The problem with the natural world isn’t the animals. It’s the bloody people.
That’s true whether one is talking about rhino poaching – a tragedy resulting from mankind’s worst instincts – or at the apparently benign end of the scale, about pet lovers – who collectively are a morass of irrational sentimentality. With the best of intentions, but actually because humanity’s default settings are narcissism, selfishness and arrogance, we consistently and perversely embark on actions that destroy the natural world we claim to cherish.
Take cat ownership. Striking from the suburban boudoirs where they’ve been ensconced since colonising humans, cats wreak havoc on wildlife.
As New Zealand environmentalist Gareth Morgan puts it, “That little ball of fluff you own is a natural born serial killer.” His Cats To Go campaign for the eventual total eradication of cats from the island nation has not only made him the target of local cat lovers, but has caused international ripples.

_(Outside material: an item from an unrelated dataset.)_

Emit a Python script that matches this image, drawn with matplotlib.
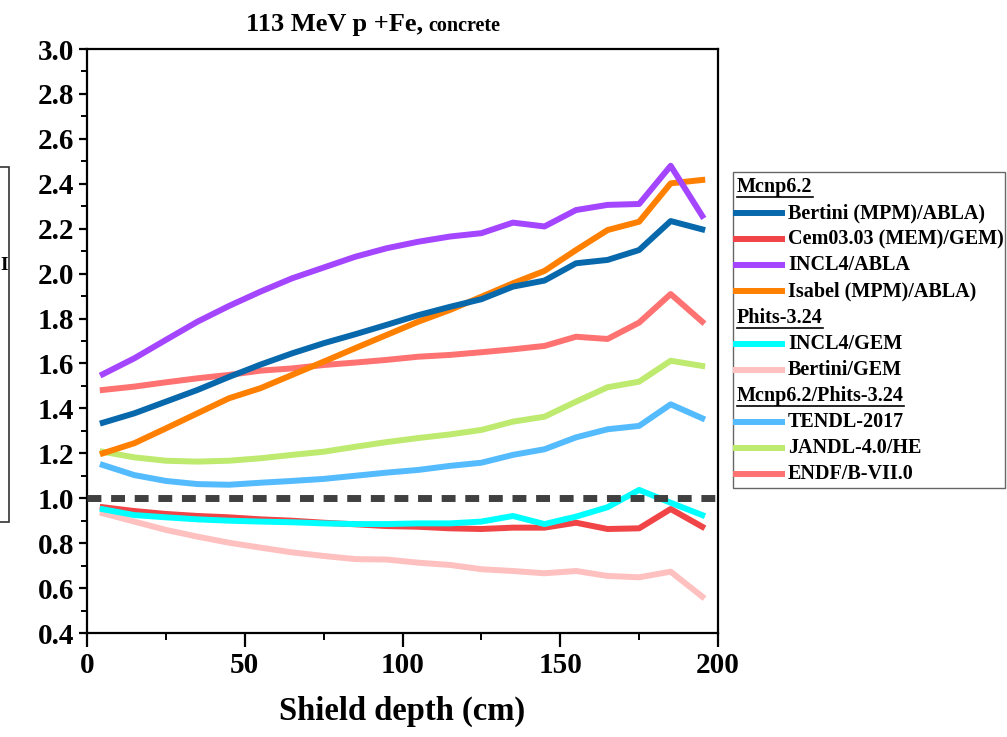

Morgan’s thesis is that in urban areas, NZ’s cats are wiping out native birds faster than they can breed. Cats have contributed handsomely to the extinction of nine NZ bird species and impact seriously on 33 others. Already, 40% of NZ’s indigenous bird species are extinct, largely because of cats.
The battle between birders and cat owners is long-standing and world wide. A few years ago a Durban lawyer was arrested for shooting his neighbour’s cat, which had been preying on wild birds in his garden. And acclaimed writer Jonathan Franzen recently brought the plight of American birdlife – 3.7 billion birds killed annually by cats – to the public eye with his novel, Freedom, where the mild-mannered and normally law-abiding Walter kills a neighbour’s cat for the same reason.
It’s not only about birds, though. According to Morgan, the average cat kills 65 creatures a year and NZ research shows that one feral cat can kill over 100 short-tailed bats in a week.
Those figures are on the conservative side. Recent National Geographic research shows that the average cat kills more than twice a week, cutting a bloody swathe through the wild, including lizards, voles, chipmunks, birds, frogs and snakes. Cape Town’s moggies annually annihilate about six million indigenous mice, shrews, squirrels, golden moles, geckos, snakes and other small animals, as well as seven million birds, according to University of Cape Town research of a few years ago.
These are domestic cats – killing not to survive but driven by instinct – and we can probably assume that feral cats, deprived as they are of regular tins of Pamper, are worse.
So is it time to let the hound dogs loose? Despite the vitriol that Morgan has elicited in what is the highest per capita cat-owning nation in the world, his solutions are hardly outré. Bell your cats and keep them inside; neuter them and don’t replace them when they die.
More controversially, he wants animal welfare organisations like the Society for the Prevention of Cruelty to Animals to stop their trap, neuter and release (TNR) programmes, which, he argues, are utter failures. So from this week, to much sibilance from the kitty-cat corner, Morgan is offering a $5 bounty for every free-ranging domestic cat euthanised at a registered facility.
Morgan has further upped the ante. He wants people to stop donating to the SPCA unless its abandons the futile TNR programmes. The SPCA are ”environmental bandits”, he says, who care not for indigenous animals, ”nor for the cruelty inflicted on them by the pests they are introducing”.
Morgan’s argument is compelling, even to a lifelong cat lover. In an ideal world, Darwinian imperatives would eventually ensure some kind of species balance. Cats would prey but also be preyed upon in turn. Because of domestication, that does not happen.
Where Morgan is wrong, is thinking this is a feline problem. It’s not. It’s a Homo sapiens problem.
It’s we who screw it up with our interference and our mawkishness and our own ceaseless breeding. We are the plague, we are the rats. It is humanity that needs to be curbed, controlled and, preferably, neutered. And then all good things will follow.